The book is also somewhat interspersed throughout with anecdotes relative to my own remembrances of family members whenever and wherever they are written about in the Diary, and also goes on to include stories about my father in subsequent years up to the time of his death.
The Diary about me is overall about faith, courage and trust in a loving God and -- to me at least -- it is above all else about the rich tapestry of the transcendent love that existed in life and still exists today in another timeless dimension between my parents. The Diary also references the countless times as a 5-year-old I was heartsick for my Mother to come back home to me and to be with me again, and as my Father outlines my own loss so poignantly in the Diary, I know from firsthand experience how the young children who lost a parent on September 11th feel. For even though my Mother's death was not anywhere near as spectacular as the horrendous World Trade Center event, as a child living in the early 1940's without my ever having witnessed the perpetual scenarios of death in all its forms as shown on TV today, I had little, if any, comprehension of it and no grief counseling whatsoever. But somehow herself went on with the everyday business of life after death anyway as hopefully, with faith and trust, will today's children.
"And thus the heart will break, yet brokenly live on."
-- Byron
Excerpt
The old worn Diary sat in assorted boxes in different clothes closets and in diverse dresser drawers of mine in the various villages in New York State in which I lived – Lansingburgh, Green Island, Melrose -- for well over 50 years.

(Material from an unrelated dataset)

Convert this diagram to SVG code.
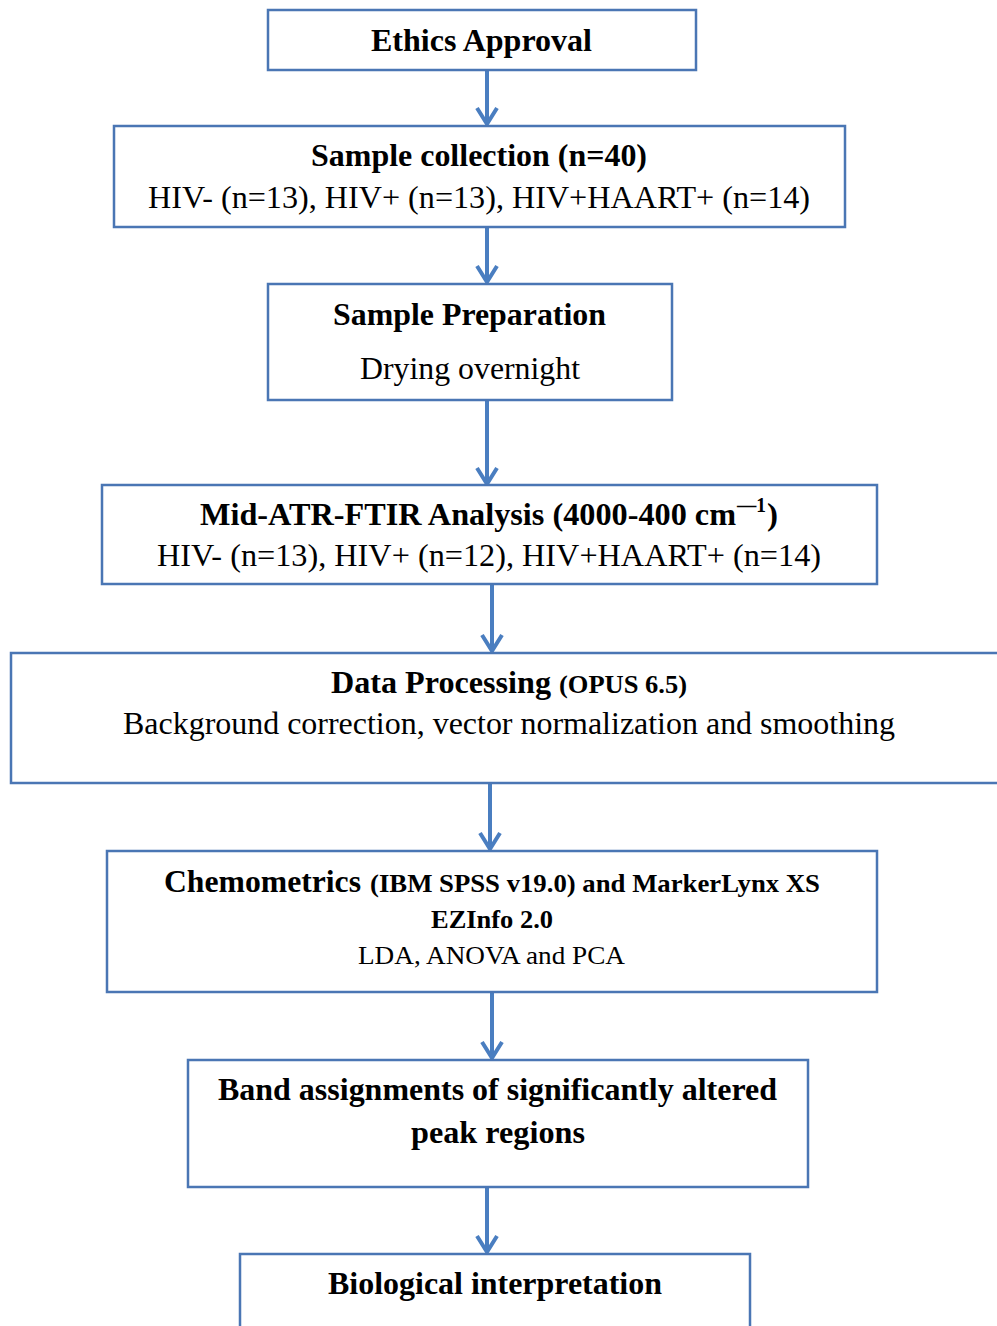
<svg xmlns="http://www.w3.org/2000/svg" width="997" height="1326" viewBox="0 0 997 1326">
<style>
.box{fill:#fff;stroke:#4A76B4;stroke-width:2.5}
.c{stroke:#4A7EC0;stroke-width:4;fill:none}
text{font-family:"Liberation Serif","Times New Roman",serif;fill:#000}
.b{font-weight:bold;font-size:32px}
.r{font-size:32px}
.bs{font-weight:bold;font-size:26px}
.rs{font-size:26px}
</style>
<defs>
<marker id="ah" markerUnits="userSpaceOnUse" markerWidth="24" markerHeight="28" refX="19" refY="14" orient="auto" viewBox="0 0 24 28">
<path d="M3,4 L19,14 L3,24" fill="none" stroke="#4A7EC0" stroke-width="4"/>
</marker>
</defs>
<rect width="997" height="1326" fill="#fff"/>
<g id="connectors">
<line class="c" x1="487" y1="70" x2="487" y2="124" marker-end="url(#ah)"/>
<line class="c" x1="487" y1="227" x2="487" y2="282" marker-end="url(#ah)"/>
<line class="c" x1="487" y1="400" x2="487" y2="484" marker-end="url(#ah)"/>
<line class="c" x1="492" y1="584" x2="492" y2="651" marker-end="url(#ah)"/>
<line class="c" x1="490" y1="783" x2="490" y2="849" marker-end="url(#ah)"/>
<line class="c" x1="492" y1="992" x2="492" y2="1058" marker-end="url(#ah)"/>
<line class="c" x1="487" y1="1187" x2="487" y2="1252" marker-end="url(#ah)"/>
</g>
<g id="ethics">
<rect class="box" x="268" y="10" width="428" height="60"/>
<text class="b" x="371" y="51" textLength="221" lengthAdjust="spacingAndGlyphs">Ethics Approval</text>
</g>
<g id="collection">
<rect class="box" x="114" y="126" width="731" height="101"/>
<text class="b" x="311" y="166" textLength="336" lengthAdjust="spacingAndGlyphs">Sample collection (n=40)</text>
<text class="r" x="148" y="208" textLength="662" lengthAdjust="spacingAndGlyphs">HIV- (n=13), HIV+ (n=13), HIV+HAART+ (n=14)</text>
</g>
<g id="preparation">
<rect class="box" x="268" y="284" width="404" height="116"/>
<text class="b" x="333" y="325" textLength="273" lengthAdjust="spacingAndGlyphs">Sample Preparation</text>
<text class="r" x="360" y="379" textLength="220" lengthAdjust="spacingAndGlyphs">Drying overnight</text>
</g>
<g id="ftir">
<rect class="box" x="102" y="485" width="775" height="99"/>
<text class="b" x="200" y="525" textLength="536" lengthAdjust="spacingAndGlyphs">Mid-ATR-FTIR Analysis (4000-400 cm</text>
<text class="b" x="737" y="512" style="font-size:21px" textLength="29" lengthAdjust="spacingAndGlyphs">—1</text>
<text class="b" x="767" y="525" textLength="11" lengthAdjust="spacingAndGlyphs">)</text>
<text class="r" x="157" y="566" textLength="664" lengthAdjust="spacingAndGlyphs">HIV- (n=13), HIV+ (n=12), HIV+HAART+ (n=14)</text>
</g>
<g id="processing">
<rect class="box" x="11" y="653" width="995" height="130"/>
<text class="b" x="331" y="693" textLength="220" lengthAdjust="spacingAndGlyphs">Data Processing</text>
<text class="bs" x="559" y="693" textLength="128" lengthAdjust="spacingAndGlyphs">(OPUS 6.5)</text>
<text class="r" x="123" y="734" textLength="772" lengthAdjust="spacingAndGlyphs">Background correction, vector normalization and smoothing</text>
</g>
<g id="chemometrics">
<rect class="box" x="107" y="851" width="770" height="141"/>
<text class="b" x="164" y="892" textLength="197" lengthAdjust="spacingAndGlyphs">Chemometrics</text>
<text class="bs" x="370" y="892" textLength="450" lengthAdjust="spacingAndGlyphs">(IBM SPSS v19.0) and MarkerLynx XS</text>
<text class="bs" x="431" y="928" textLength="122" lengthAdjust="spacingAndGlyphs">EZInfo 2.0</text>
<text class="rs" x="358" y="964" textLength="267" lengthAdjust="spacingAndGlyphs">LDA, ANOVA and PCA</text>
</g>
<g id="band">
<rect class="box" x="188" y="1060" width="620" height="127"/>
<text class="b" x="218" y="1100" textLength="559" lengthAdjust="spacingAndGlyphs">Band assignments of significantly altered</text>
<text class="b" x="411" y="1143" textLength="174" lengthAdjust="spacingAndGlyphs">peak regions</text>
</g>
<g id="biological">
<rect class="box" x="240" y="1254" width="510" height="90"/>
<text class="b" x="328" y="1294" textLength="334" lengthAdjust="spacingAndGlyphs">Biological interpretation</text>
</g>
</svg>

Its cover was of mottled red leather and its gold leaf inscription humbly proclaimed: STANDARD DIARY FOR ANY YEAR. Its pages were well read and well worn and a few even had random streaks of crayon going through them from some semi-creative childish endeavor of mine of long ago. Indeed, the Diary had banged around for what seemed like forever. First at my parents home and then at my maternal grandparent’s home in Lansingburgh. Then, after I married it was buried with my old mementos in a box in a closet in the Village of Green Island where my husband and I lived as newlyweds and where our three children – Alison, Jimmy and Carrie -- were born during the first six years of our marriage. After that it resided either on my closet shelf or in one of my dresser drawers in our home in the Village of Melrose for over 35 years. I was always going to do something with that Diary..but didn’t know exactly what. Ultimately, when I was nearly 64 years old, I finally discerned, with what I believe was some prodding from the other side, exactly what I was meant to do with it..
“Many things are growing plain and clear to my understanding.”